We hear from Paul this week that life in Christ abolishes in us the world of men, and brings us into new creation (2 Corinthians 5:17). Here, all beings are revealed to be equal—because Christ died for all, because the sacrifice was for all equally. “From now on, we regard no one from a human point of view,” Paul says (2 Corinthians 5:16)—which this week, I heard as a call against elevating what man has made above the ways of God.
We are to walk by faith, not by sight—to center our focus elsewhere, to construct our values with Heaven in mind (2 Corinthians 5:7). Perhaps, then, we should use these moments as opportunities for personal reflection: should stop, pause, close our eyes, and ask ourselves, in all genuineness, what God would do in our shoes.
I have supported the Dream Act, and legislative moves like it, because I am convinced that such decisions please God—whereas older immigration policies, or some of the more heinous proposed policies, never could have. There are no quotas in Heaven; there are no impenetrable, or electrocuted, fences around its borders to hold those who earnestly seek it back; and I cannot imagine that God would post sentries in the desert before the Promised Land, to great travelers with guns and rigidity, rather than a draught of water, a bit of respite.
God called manna down from heaven to sustain those travelling to find new homes; God never, in my reading of the scriptures, greeted anyone seeking with a screeched “Go home!” God is our home; that home is recalled, in part, in instances of human compassion.
Like the Dream Act. Like not punishing seeking youth for decisions they did not make; like not alienating the innocent. We are to open our homes, we are the welcome sojourners, we are to love without reservation.
The president granted no one amnesty this week, though I would not have participated in these declamations had he done so—since, as Christians, we are called upon to champion amnesty, to further it where we can, and to count those who offer amnesty amongst our brethren. I look to all leaders who call themselves Christian to regard amnesty as virtuous, to not call it antithetical to our national well-being.

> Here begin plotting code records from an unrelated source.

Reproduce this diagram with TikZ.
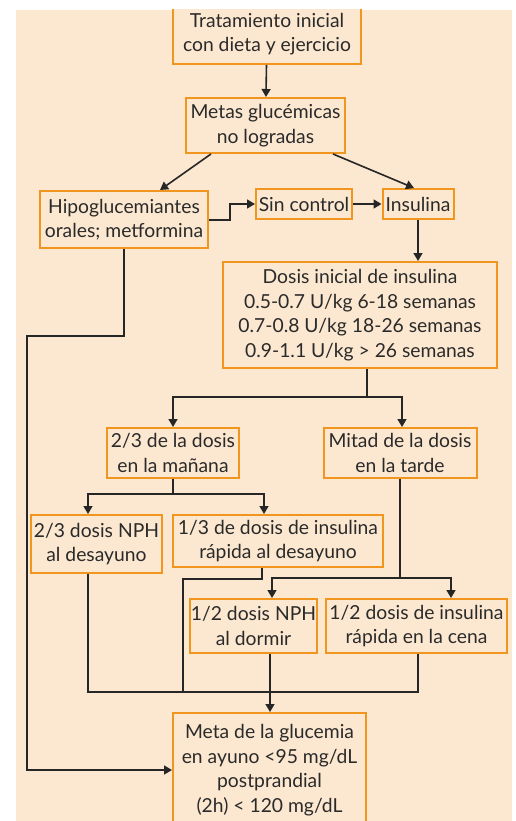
\documentclass[tikz,border=0pt]{standalone}
\usepackage{fontspec}
\setmainfont{Lato}
\usepackage{tikz}
\usetikzlibrary{arrows.meta}

\definecolor{fondo}{HTML}{FCE8D0}
\definecolor{naranja}{HTML}{F0961E}
\definecolor{texto}{HTML}{2A2A2A}

\tikzset{
  caja/.style={draw=naranja, line width=2pt, fill=fondo, align=center, inner sep=0pt,
    text=texto, font=\fontsize{19.3}{24.5}\selectfont},
  linea/.style={line width=1.6pt, draw=black!85},
  flecha/.style={linea, -{Triangle[length=8pt,width=9pt]}}
}

\begin{document}
\begin{tikzpicture}[x=1pt,y=-1pt]
        \useasboundingbox (0,0) rectangle (515,821);
        \clip (16,10) rectangle (512,821);
        \fill[fondo] (16,10) rectangle (512,821);
        % cajas
        \node[caja, minimum width=188pt, minimum height=60pt] (trat) at (267,34) {Tratamiento inicial\\con dieta y ejercicio};
        \node[caja, minimum width=159pt, minimum height=55pt] (metas) at (265.5,125.5) {Metas glucémicas\\no logradas};
        \node[caja, minimum width=168pt, minimum height=57pt] (hipo) at (124,219.5) {Hipoglucemiantes\\orales; metformina};
        \node[caja, minimum width=96pt, minimum height=30pt] (sin) at (304,204) {Sin control};
        \node[caja, minimum width=71pt, minimum height=30pt] (insul) at (418,204) {Insulina};
        \node[caja, minimum width=274pt, minimum height=106pt] (dosis) at (360,315) {Dosis inicial de insulina\\0.5-0.7 U/kg 6-18 semanas\\0.7-0.8 U/kg 18-26 semanas\\0.9-1.1 U/kg > 26 semanas};
        \node[caja, minimum width=132pt, minimum height=50pt] (manana) at (173,453) {2/3 de la dosis\\en la mañana};
        \node[caja, minimum width=153pt, minimum height=50pt] (tarde) at (400,453) {Mitad de la dosis\\en la tarde};
        \node[caja, minimum width=131pt, minimum height=58pt] (nphdes) at (96.5,544) {2/3 dosis NPH\\al desayuno};
        \node[caja, minimum width=210pt, minimum height=52pt] (rapdes) at (278,541) {1/3 de dosis de insulina\\rápida al desayuno};
        \node[caja, minimum width=127pt, minimum height=54pt] (nphdor) at (253.5,626) {1/2 dosis NPH\\al dormir};
        \node[caja, minimum width=181pt, minimum height=54pt] (rapcena) at (416.5,626) {1/2 dosis de insulina\\rápida en la cena};
        \node[caja, minimum width=193pt, minimum height=114pt] (meta) at (269.5,770) {Meta de la glucemia\\en ayuno <95 mg/dL\\postprandial\\(2h) < 120 mg/dL};
        % puntos de union
        \coordinate (izq) at (27,336);
        \coordinate (r1) at (367,397);
        \coordinate (r2) at (173,494);
        \coordinate (r3) at (400,578);
        \coordinate (col) at (270,692);
        % conectores
        \draw[flecha] (trat) -- (metas);
        \draw[flecha] ([xshift=-54.5pt]metas.south) -- ([xshift=36pt]hipo.north);
        \draw[flecha] ([xshift=67.5pt]metas.south) -- ([xshift=-4pt]insul.north);
        \draw[flecha] ([yshift=-0.5pt]hipo.east) -- ++(21,0) |- (sin.west);
        \draw[flecha] (sin) -- (insul);
        \draw[flecha] (insul) -- (dosis.north -| insul);
        \draw[flecha] (hipo.south) |- (izq) |- (meta.west);
        \draw[linea] (dosis.south -| r1) -- (r1);
        \draw[flecha] (r1) -| (manana);
        \draw[flecha] (r1) -| ([xshift=2pt]tarde.north);
        \draw[linea] (manana) -- (r2);
        \draw[flecha] (r2) -| ([xshift=-8.5pt]nphdes.north);
        \draw[flecha] (r2) -| ([xshift=-14pt]rapdes.north);
        \draw[linea] (tarde) -- (r3);
        \draw[flecha] (r3) -| ([xshift=18.5pt]nphdor.north);
        \draw[flecha] (r3) -| ([xshift=34.5pt]rapcena.north);
        \draw[linea] ([xshift=-8.5pt]nphdes.south) |- (col) -| ([xshift=1.5pt]rapcena.south);
        \draw[linea] ([xshift=-16pt]rapdes.south) -- ++(0,11) -| (183,692);
        \draw[flecha] ([xshift=16.5pt]nphdor.south) -- ([xshift=0.5pt]meta.north);
    \end{tikzpicture}
\end{document}
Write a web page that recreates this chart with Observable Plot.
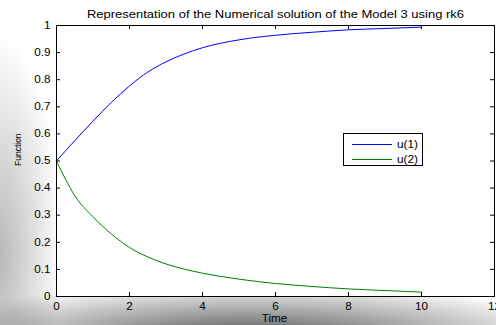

We cannot spend our Sundays thanking God for gifts whose counterparts we deny to others. Not if we’re invested in our own integrity. We know that double-talk is not pleasing to God—and it is our aim to please God, as Paul reminds us: “For all of us must appear before the judgment seat of Christ, so that each may receive recompense for what has been done in the body, whether good or evil” (2 Corinthians 5:10).